Agencia de Informacao de Mocambique (Maputo)

Mozambique: Human Rights League Launches Report

5 May 2005


Maputo — Currently, the main human rights problem in Mozambique lies, not with the police, but with the courts, declared Alice Mabota, chairperson of the Mozambican Human Rights League (LDH), in Maputo on Thursday.

Mabota was speaking on the 10th anniversary of the LDH's creation, at a ceremony which also served to launch the overdue LDH report on human rights for 2003.

She attacked "the incapacity of the justice system", and the unaccountability of judges. "Citizens are not informed about the courts, because they give no account of their activities", Mabota said. "The courts need to be accountable to citizens".

Mabota said that "the incapacity and degradation of the state's authority are the main factors behind insecurity, anarchy and mistrust, fomenting the acts of violence and the trend for people to take the law into their own hands that we see in almost the entire country".

She warned that "many citizens are still arbitrarily detained", with cases where state agents carry out clandestine executions of prisoners "The situation in the prisons remains worrying", she said, "will overcrowding, ill-treatment of inmates, and failure to comply with the time limits for preventive detention".

Mabota recognised that the government has been making a serious effort to reform the public sector, but urged that the fight against corruption "must move from words to deeds".

"All will be lost for this generation, if it only knows how to solve its problems through acts of corruption", she declared.

She noted that at the start of the League's work "partnership with official institutions was difficult, because they saw the question of human rights as a great affront to the state's authority.

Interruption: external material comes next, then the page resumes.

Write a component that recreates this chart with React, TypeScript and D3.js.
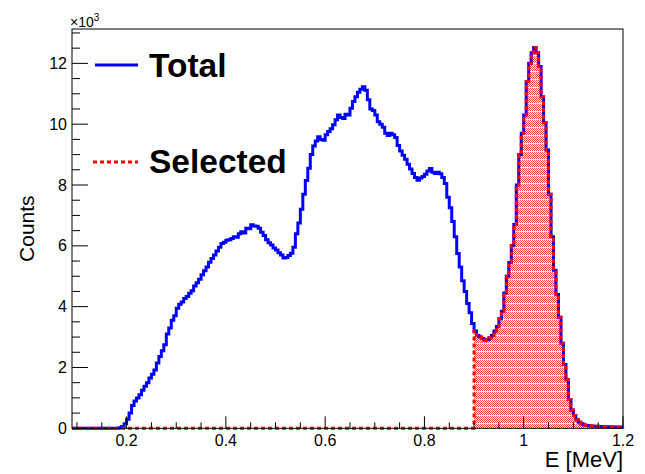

But today ever larger numbers of citizens are speaking about human rights, in a clear demonstration that a human rights culture is sinking roots in our society".

Justice Minister Esperanca Machavela accepted that in the past the government's relationship with human rights activists had bene poor. "When we heard Alice Mabota's voice, we almost used to put our hands over our ears - we didn't want to listen", she said.

"It's not our legislation that's at fault - it's our behaviour", the minister continued. "The government has to ensure that its employees adopt a culture of human rights".

Machavela did not want to see any prison official, policeman or court violating citizens' rights. "Our objective is the physical and spiritual well-being of our citizens", she declared.

"That's why we set up this Republic".

Reform of the courts, she believed, depended on the work of the Legal and Judicial Training Centre, run by Supreme Court judge Joao Trindade. The training of new judges "is where we must begin".

Machavela hoped that judges would show "greater sensitivity" and would "go beyond the letter of the law, and understand the spirit of the law, which is to defend human rights".

The Minister agreed with Mabota that a National Human Rights Commission should be set up, and told the ceremony she hopes a bill from the government to set up such a body will go before the country's parliament, the Assembly of the Republic, before the end of this year.